What applications should ASTM C1609 be specified for and why?

1. The larger beam allows the use of macro fibers up to 2.5 in. (65 mm) in length. This will accommodate for the majority of macro fibers on the market that have lengths between 1.5 to 2.5 in. (38 to 65 mm).
2. The potential preferential alignment of fibers is now reduced and a more random distribution of fibers both horizontally, vertically and diagonally will occur similar to “real life” concrete with fibers.

To summarize the differences between ASTM C1399 versus ASTM C1609 with respect to preferential fiber alignment of small versus large beams, Figure 3 represents STRUX® 90/40 cast from identical concrete placed in small and large beams and then tested.

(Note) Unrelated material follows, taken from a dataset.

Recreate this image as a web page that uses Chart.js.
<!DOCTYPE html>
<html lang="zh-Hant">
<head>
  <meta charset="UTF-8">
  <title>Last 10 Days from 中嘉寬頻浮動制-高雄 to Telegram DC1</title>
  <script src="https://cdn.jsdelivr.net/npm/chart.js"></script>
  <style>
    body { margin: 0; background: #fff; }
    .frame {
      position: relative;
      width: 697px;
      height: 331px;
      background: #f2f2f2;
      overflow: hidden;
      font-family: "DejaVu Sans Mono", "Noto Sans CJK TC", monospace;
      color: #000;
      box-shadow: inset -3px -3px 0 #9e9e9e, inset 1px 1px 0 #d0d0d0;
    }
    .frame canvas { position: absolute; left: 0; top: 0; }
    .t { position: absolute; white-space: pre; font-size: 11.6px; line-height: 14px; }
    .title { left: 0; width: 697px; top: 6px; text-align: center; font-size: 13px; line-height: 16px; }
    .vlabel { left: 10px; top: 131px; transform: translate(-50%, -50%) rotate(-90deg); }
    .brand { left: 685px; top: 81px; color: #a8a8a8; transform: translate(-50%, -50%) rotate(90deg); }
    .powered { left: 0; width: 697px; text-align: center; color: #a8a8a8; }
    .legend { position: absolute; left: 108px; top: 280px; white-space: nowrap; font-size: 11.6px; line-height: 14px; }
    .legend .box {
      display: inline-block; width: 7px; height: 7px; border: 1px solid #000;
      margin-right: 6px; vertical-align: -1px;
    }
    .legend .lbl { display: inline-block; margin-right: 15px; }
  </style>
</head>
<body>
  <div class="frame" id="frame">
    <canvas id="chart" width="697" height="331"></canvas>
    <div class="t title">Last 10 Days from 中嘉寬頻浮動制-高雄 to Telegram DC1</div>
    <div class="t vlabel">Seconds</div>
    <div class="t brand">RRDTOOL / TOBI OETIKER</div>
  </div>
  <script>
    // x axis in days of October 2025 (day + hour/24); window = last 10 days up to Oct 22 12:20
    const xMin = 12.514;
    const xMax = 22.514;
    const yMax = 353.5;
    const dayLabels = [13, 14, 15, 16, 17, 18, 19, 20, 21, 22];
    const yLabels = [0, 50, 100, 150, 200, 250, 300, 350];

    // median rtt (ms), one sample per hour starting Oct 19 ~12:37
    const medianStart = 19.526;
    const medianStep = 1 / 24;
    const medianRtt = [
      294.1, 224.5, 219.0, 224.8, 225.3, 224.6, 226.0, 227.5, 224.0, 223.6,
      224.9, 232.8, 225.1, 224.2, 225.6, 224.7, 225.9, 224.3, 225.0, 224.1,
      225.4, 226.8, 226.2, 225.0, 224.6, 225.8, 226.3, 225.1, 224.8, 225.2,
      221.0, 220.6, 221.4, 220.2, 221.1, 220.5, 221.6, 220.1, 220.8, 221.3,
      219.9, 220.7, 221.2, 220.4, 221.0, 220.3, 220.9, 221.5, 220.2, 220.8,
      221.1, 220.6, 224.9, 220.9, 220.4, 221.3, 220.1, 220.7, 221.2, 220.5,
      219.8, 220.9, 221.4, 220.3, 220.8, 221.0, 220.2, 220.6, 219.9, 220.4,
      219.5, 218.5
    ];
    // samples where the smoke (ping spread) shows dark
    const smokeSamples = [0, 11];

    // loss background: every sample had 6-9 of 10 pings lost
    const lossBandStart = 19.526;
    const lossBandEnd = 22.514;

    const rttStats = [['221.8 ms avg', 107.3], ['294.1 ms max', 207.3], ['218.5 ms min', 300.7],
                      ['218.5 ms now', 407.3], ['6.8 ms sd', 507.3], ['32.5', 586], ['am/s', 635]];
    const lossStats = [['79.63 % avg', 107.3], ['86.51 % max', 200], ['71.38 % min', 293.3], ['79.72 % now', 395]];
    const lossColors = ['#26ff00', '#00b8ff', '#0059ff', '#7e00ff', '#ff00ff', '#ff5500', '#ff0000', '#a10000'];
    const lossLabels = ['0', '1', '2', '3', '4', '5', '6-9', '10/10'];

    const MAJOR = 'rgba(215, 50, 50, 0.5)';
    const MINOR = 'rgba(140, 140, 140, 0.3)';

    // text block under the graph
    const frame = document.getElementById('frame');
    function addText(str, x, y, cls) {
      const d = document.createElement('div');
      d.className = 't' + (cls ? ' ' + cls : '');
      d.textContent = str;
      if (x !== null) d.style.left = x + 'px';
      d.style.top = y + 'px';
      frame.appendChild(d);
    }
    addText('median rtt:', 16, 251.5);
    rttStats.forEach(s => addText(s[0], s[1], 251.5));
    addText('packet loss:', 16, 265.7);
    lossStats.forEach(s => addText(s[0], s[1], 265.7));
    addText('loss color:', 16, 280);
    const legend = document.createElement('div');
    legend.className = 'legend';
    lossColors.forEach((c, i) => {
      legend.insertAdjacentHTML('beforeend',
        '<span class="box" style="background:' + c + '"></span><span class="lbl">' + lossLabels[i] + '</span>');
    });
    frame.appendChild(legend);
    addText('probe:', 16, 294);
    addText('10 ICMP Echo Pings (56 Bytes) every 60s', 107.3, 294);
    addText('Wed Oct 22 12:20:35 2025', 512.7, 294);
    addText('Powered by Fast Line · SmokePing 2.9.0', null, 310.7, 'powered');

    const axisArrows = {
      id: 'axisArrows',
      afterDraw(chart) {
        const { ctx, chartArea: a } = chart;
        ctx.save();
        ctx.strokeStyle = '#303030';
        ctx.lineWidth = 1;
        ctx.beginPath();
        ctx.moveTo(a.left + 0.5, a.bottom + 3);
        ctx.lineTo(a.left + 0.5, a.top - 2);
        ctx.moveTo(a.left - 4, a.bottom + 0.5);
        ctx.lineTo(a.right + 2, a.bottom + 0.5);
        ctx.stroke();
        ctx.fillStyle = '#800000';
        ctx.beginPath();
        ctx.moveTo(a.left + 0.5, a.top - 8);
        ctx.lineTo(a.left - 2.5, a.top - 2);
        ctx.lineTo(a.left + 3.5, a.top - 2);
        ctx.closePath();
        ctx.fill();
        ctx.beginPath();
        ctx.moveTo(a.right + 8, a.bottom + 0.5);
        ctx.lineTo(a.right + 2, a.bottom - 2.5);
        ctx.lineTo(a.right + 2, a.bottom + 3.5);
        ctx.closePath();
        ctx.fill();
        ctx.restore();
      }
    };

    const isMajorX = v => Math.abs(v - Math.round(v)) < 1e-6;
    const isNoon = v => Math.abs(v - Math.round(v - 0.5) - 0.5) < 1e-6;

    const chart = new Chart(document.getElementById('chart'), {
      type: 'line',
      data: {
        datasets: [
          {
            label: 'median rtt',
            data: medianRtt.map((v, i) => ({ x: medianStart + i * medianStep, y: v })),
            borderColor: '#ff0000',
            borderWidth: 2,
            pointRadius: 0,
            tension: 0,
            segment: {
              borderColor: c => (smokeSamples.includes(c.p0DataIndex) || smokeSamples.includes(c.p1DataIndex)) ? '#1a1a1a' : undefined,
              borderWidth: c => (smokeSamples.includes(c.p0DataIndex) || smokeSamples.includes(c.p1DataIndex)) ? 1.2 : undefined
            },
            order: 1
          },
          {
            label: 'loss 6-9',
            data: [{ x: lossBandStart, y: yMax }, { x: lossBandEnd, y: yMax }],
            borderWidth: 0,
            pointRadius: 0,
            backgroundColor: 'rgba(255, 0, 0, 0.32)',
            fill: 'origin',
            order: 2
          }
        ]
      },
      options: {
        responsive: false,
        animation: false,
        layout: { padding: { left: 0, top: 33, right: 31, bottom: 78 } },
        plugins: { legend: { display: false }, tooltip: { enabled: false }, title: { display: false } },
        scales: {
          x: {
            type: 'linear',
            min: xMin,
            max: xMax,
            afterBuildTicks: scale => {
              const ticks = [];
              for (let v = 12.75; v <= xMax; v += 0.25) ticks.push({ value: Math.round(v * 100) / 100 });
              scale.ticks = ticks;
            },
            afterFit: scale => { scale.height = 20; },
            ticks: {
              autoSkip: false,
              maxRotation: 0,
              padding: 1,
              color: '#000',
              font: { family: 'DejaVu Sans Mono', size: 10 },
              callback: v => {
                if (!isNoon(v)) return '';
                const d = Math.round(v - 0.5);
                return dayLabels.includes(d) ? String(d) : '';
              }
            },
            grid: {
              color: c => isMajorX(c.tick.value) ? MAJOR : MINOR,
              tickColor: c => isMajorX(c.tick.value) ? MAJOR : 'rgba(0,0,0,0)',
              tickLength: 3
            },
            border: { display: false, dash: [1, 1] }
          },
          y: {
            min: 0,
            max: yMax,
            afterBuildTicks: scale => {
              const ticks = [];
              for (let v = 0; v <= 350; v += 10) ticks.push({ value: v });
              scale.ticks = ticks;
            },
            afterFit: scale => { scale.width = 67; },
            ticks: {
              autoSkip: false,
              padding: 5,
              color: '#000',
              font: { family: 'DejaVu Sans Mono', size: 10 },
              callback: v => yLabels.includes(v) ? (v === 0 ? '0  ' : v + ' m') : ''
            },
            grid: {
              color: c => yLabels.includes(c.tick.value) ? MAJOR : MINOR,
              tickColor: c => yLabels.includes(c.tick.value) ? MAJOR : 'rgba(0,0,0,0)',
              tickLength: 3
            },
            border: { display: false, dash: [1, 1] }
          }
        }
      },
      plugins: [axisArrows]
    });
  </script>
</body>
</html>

Tables 1 and 2 represents the ARS values (ASTM C1399) and fe³ values (ASTM C1609, formerly ASTM C1018-97) for a variety of addition rates and concrete strengths. The values in the tables are a result from over 500 beam tests done in the Research & Development Laboratory at GCP Applied Technologies.

Figure 2

Figure 3

Table 1

ARS values measured according to ASTM C1399-07

Table 2

Fe³ values measured according to JSCE* (JCI-SF4)

Conclusion

For basic slab-on-ground and pre-cast applications, refer to the recommendations for each ASTM test and tables when specifying ARS or fe³ values. In addition, GCP Applied Technologies has developed a slab-on-ground design software (STRUX® 90/40 SDS™) that has the capability to assist with a variety of applied loading on slabs from wheel loads, post loads, racking systems, walls loads or uniform loading. It calculates an addition rate of STRUX® 90/40 for edge, center, or free-edge loading cases obtained from details such as concrete strength (f’c), modulus of sub-grade reaction (k-value), joint spacing, and the coefficient of friction. The analysis will provide a 25-page report showing the most cost-effective thickness of concrete and addition rate of STRUX® 90/40 using the Yield Line theory backing up the calculations accepted by Chapter 10 of ACI 360.